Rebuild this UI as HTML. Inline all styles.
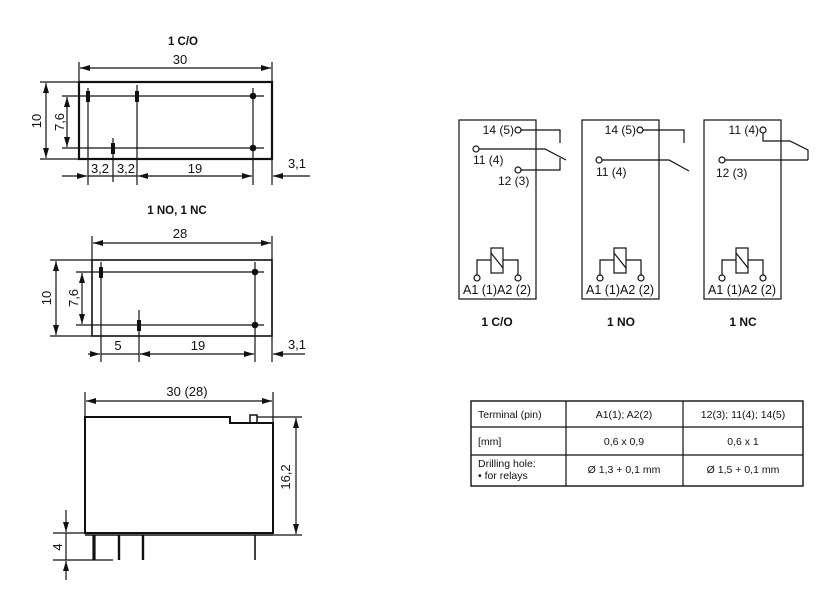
<!DOCTYPE html>
<html><head><meta charset="utf-8">
<style>
html,body{margin:0;padding:0;background:#fff;}
svg{display:block;}
text{font-family:"Liberation Sans",Arial,sans-serif;fill:#111;}
</style></head>
<body>
<svg width="838" height="615" viewBox="0 0 838 615" xmlns="http://www.w3.org/2000/svg">
<defs>
<marker id="ae" markerWidth="10" markerHeight="6" refX="10" refY="3" orient="auto" markerUnits="userSpaceOnUse"><path d="M0,0 L10,3 L0,6 Z" fill="#111"/></marker>
<marker id="as" markerWidth="10" markerHeight="6" refX="0" refY="3" orient="auto" markerUnits="userSpaceOnUse"><path d="M10,0 L0,3 L10,6 Z" fill="#111"/></marker>
</defs>
<g stroke="#111" fill="none" stroke-width="1.2">
<rect x="79" y="82" width="193" height="77" stroke-width="2.2"/>
<line x1="79" y1="62" x2="79" y2="82"/><line x1="272" y1="62" x2="272" y2="185"/>
<line x1="80" y1="68" x2="271" y2="68" marker-start="url(#as)" marker-end="url(#ae)"/>
<line x1="40" y1="82" x2="79" y2="82"/><line x1="40" y1="159" x2="79" y2="159"/>
<line x1="46" y1="83" x2="46" y2="158" marker-start="url(#as)" marker-end="url(#ae)"/>
<line x1="62" y1="96" x2="264" y2="96"/><line x1="62" y1="148" x2="264" y2="148"/>
<line x1="67" y1="97" x2="67" y2="147" marker-start="url(#as)" marker-end="url(#ae)"/>
<line x1="88" y1="88" x2="88" y2="185"/><line x1="137" y1="85" x2="137" y2="185"/>
<line x1="113" y1="138" x2="113" y2="182"/><line x1="253" y1="88" x2="253" y2="185"/>
<line x1="62" y1="176" x2="87" y2="176" marker-end="url(#ae)"/>
<line x1="88" y1="176" x2="137" y2="176"/>
<line x1="180" y1="176" x2="138" y2="176" marker-end="url(#ae)"/>
<line x1="180" y1="176" x2="252" y2="176" marker-end="url(#ae)"/>
<line x1="310" y1="176" x2="273" y2="176" marker-end="url(#ae)"/>
<rect x="92" y="260" width="180" height="76" stroke-width="1.6"/>
<line x1="92" y1="236" x2="92" y2="260"/><line x1="272" y1="236" x2="272" y2="362"/>
<line x1="93" y1="243" x2="271" y2="243" marker-start="url(#as)" marker-end="url(#ae)"/>
<line x1="50" y1="260" x2="92" y2="260"/><line x1="50" y1="336" x2="92" y2="336"/>
<line x1="56" y1="261" x2="56" y2="335" marker-start="url(#as)" marker-end="url(#ae)"/>
<line x1="76" y1="272" x2="264" y2="272"/><line x1="76" y1="325" x2="264" y2="325"/>
<line x1="82" y1="273" x2="82" y2="324" marker-start="url(#as)" marker-end="url(#ae)"/>
<line x1="101" y1="262" x2="101" y2="362"/><line x1="139" y1="310" x2="139" y2="362"/>
<line x1="255" y1="262" x2="255" y2="362"/>
<line x1="88" y1="354" x2="100" y2="354" marker-end="url(#ae)"/>
<line x1="101" y1="354" x2="139" y2="354"/>
<line x1="180" y1="354" x2="140" y2="354" marker-end="url(#ae)"/>
<line x1="180" y1="354" x2="254" y2="354" marker-end="url(#ae)"/>
<line x1="305" y1="354" x2="273" y2="354" marker-end="url(#ae)"/>
<line x1="85" y1="392" x2="85" y2="417"/><line x1="273" y1="392" x2="273" y2="423"/>
<line x1="86" y1="401" x2="272" y2="401" marker-start="url(#as)" marker-end="url(#ae)"/>
<path d="M85,533 L85,417 L230,417 L230,423 L273,423 L273,533 Z" stroke-width="2"/>
<rect x="250" y="415" width="7" height="8" stroke-width="1.5"/>
<line x1="85" y1="535" x2="273" y2="535" stroke-width="1.5"/>
<line x1="257" y1="417" x2="302" y2="417"/><line x1="273" y1="535" x2="302" y2="535"/>
<line x1="296" y1="418" x2="296" y2="534" marker-start="url(#as)" marker-end="url(#ae)"/>
<line x1="94" y1="535" x2="94" y2="560" stroke-width="3.2"/>
<line x1="119" y1="535" x2="119" y2="560" stroke-width="2.4"/>
<line x1="143" y1="535" x2="143" y2="560" stroke-width="2.4"/>
<line x1="255" y1="535" x2="255" y2="560" stroke-width="1.6"/>
<line x1="53" y1="533" x2="85" y2="533"/><line x1="53" y1="560" x2="113" y2="560"/>
<line x1="66" y1="510" x2="66" y2="532" marker-end="url(#ae)"/>
<line x1="66" y1="533" x2="66" y2="560"/>
<line x1="66" y1="580" x2="66" y2="561" marker-end="url(#ae)"/>
<rect x="459" y="120" width="77" height="179"/>
<rect x="582" y="120" width="77" height="179"/>
<rect x="704" y="120" width="77" height="179"/>
<circle cx="518" cy="130" r="3"/><path d="M521,130 L560,130 L560,143"/>
<circle cx="476" cy="149" r="3"/><path d="M479,149 L545,149 L566,160"/>
<circle cx="518" cy="170" r="3"/><path d="M521,170 L560,170 L560,158"/>
<circle cx="640" cy="130" r="3"/><path d="M643,130 L684,130 L684,143"/>
<circle cx="599" cy="160" r="3"/><path d="M602,160 L669,160 L689,171"/>
<circle cx="763" cy="130" r="3"/><path d="M763,133 L763,141 L790,141 L808,150 L808,160"/>
<circle cx="722" cy="160" r="3"/><path d="M725,160 L808,160"/>
<g id="coil">
<rect x="491" y="248" width="12" height="25"/>
<line x1="491" y1="253" x2="503" y2="268"/>
<path d="M491,260 L477,260 L477,275"/><circle cx="477" cy="278" r="3"/>
<path d="M503,260 L518,260 L518,275"/><circle cx="518" cy="278" r="3"/>
</g>
<use href="#coil" x="123"/>
<use href="#coil" x="245"/>
<rect x="471" y="401" width="332" height="85" stroke-width="1.4"/>
<line x1="471" y1="427" x2="803" y2="427"/><line x1="471" y1="455" x2="803" y2="455"/>
<line x1="566" y1="401" x2="566" y2="486"/><line x1="683" y1="401" x2="683" y2="486"/>
</g>
<g fill="#111">
<rect x="86" y="91" width="4" height="11"/><rect x="135" y="91" width="4" height="11"/>
<rect x="111" y="143" width="4" height="11"/>
<circle cx="253" cy="96" r="3.3"/><circle cx="253" cy="148" r="3.3"/>
<rect x="99" y="267" width="4" height="11"/><rect x="137" y="320" width="4" height="11"/>
<circle cx="255" cy="272" r="3.3"/><circle cx="255" cy="325" r="3.3"/>
</g>
<g font-size="13">
<text x="183" y="45" text-anchor="middle" font-weight="bold" font-size="11.5">1 C/O</text>
<text x="180" y="64" text-anchor="middle">30</text>
<text transform="translate(41,121) rotate(-90)" text-anchor="middle">10</text>
<text transform="translate(64,122) rotate(-90)" text-anchor="middle">7,6</text>
<text x="100" y="173" text-anchor="middle">3,2</text>
<text x="126" y="173" text-anchor="middle">3,2</text>
<text x="195" y="173" text-anchor="middle">19</text>
<text x="297" y="168" text-anchor="middle">3,1</text>
<text x="177" y="214" text-anchor="middle" font-weight="bold" font-size="11.5">1 NO, 1 NC</text>
<text x="180" y="238" text-anchor="middle">28</text>
<text transform="translate(51,298) rotate(-90)" text-anchor="middle">10</text>
<text transform="translate(78,298) rotate(-90)" text-anchor="middle">7,6</text>
<text x="118" y="350" text-anchor="middle">5</text>
<text x="198" y="350" text-anchor="middle">19</text>
<text x="297" y="349" text-anchor="middle">3,1</text>
<text x="187" y="396" text-anchor="middle">30 (28)</text>
<text transform="translate(290,477) rotate(-90)" text-anchor="middle">16,2</text>
<text transform="translate(62,547) rotate(-90)" text-anchor="middle">4</text>
</g>
<g font-size="12">
<text x="514" y="134" text-anchor="end">14 (5)</text>
<text x="473" y="164">11 (4)</text>
<text x="498" y="185">12 (3)</text>
<text x="636" y="134" text-anchor="end">14 (5)</text>
<text x="596" y="176">11 (4)</text>
<text x="759" y="134" text-anchor="end">11 (4)</text>
<text x="716" y="177">12 (3)</text>
<text x="463" y="294" font-size="12.5">A1 (1)A2 (2)</text>
<text x="586" y="294" font-size="12.5">A1 (1)A2 (2)</text>
<text x="708" y="294" font-size="12.5">A1 (1)A2 (2)</text>
<text x="497" y="326" text-anchor="middle" font-weight="bold">1 C/O</text>
<text x="621" y="326" text-anchor="middle" font-weight="bold">1 NO</text>
<text x="743" y="326" text-anchor="middle" font-weight="bold">1 NC</text>
</g>
<g font-size="10.5">
<text x="478" y="418">Terminal (pin)</text>
<text x="624" y="418" text-anchor="middle">A1(1); A2(2)</text>
<text x="743" y="418" text-anchor="middle">12(3); 11(4); 14(5)</text>
<text x="478" y="445">[mm]</text>
<text x="624" y="445" text-anchor="middle">0,6 x 0,9</text>
<text x="743" y="445" text-anchor="middle">0,6 x 1</text>
<text x="478" y="467">Drilling hole:</text>
<text x="478" y="479">• for relays</text>
<text x="624" y="473" text-anchor="middle">Ø 1,3 + 0,1 mm</text>
<text x="743" y="473" text-anchor="middle">Ø 1,5 + 0,1 mm</text>
</g>
</svg>
</body></html>
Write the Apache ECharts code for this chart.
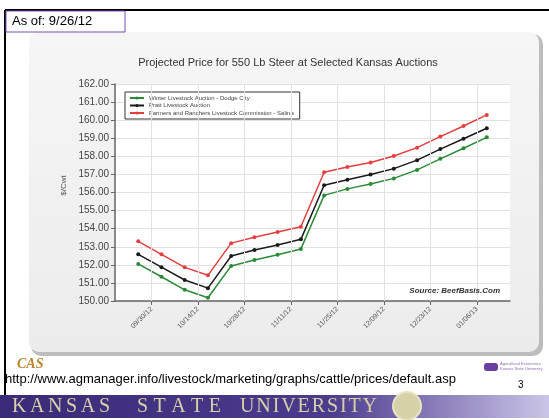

######

Objective: Looking back at the lines above, state how many contain the word "this", and supply nothing besides the number.

Expected output: 2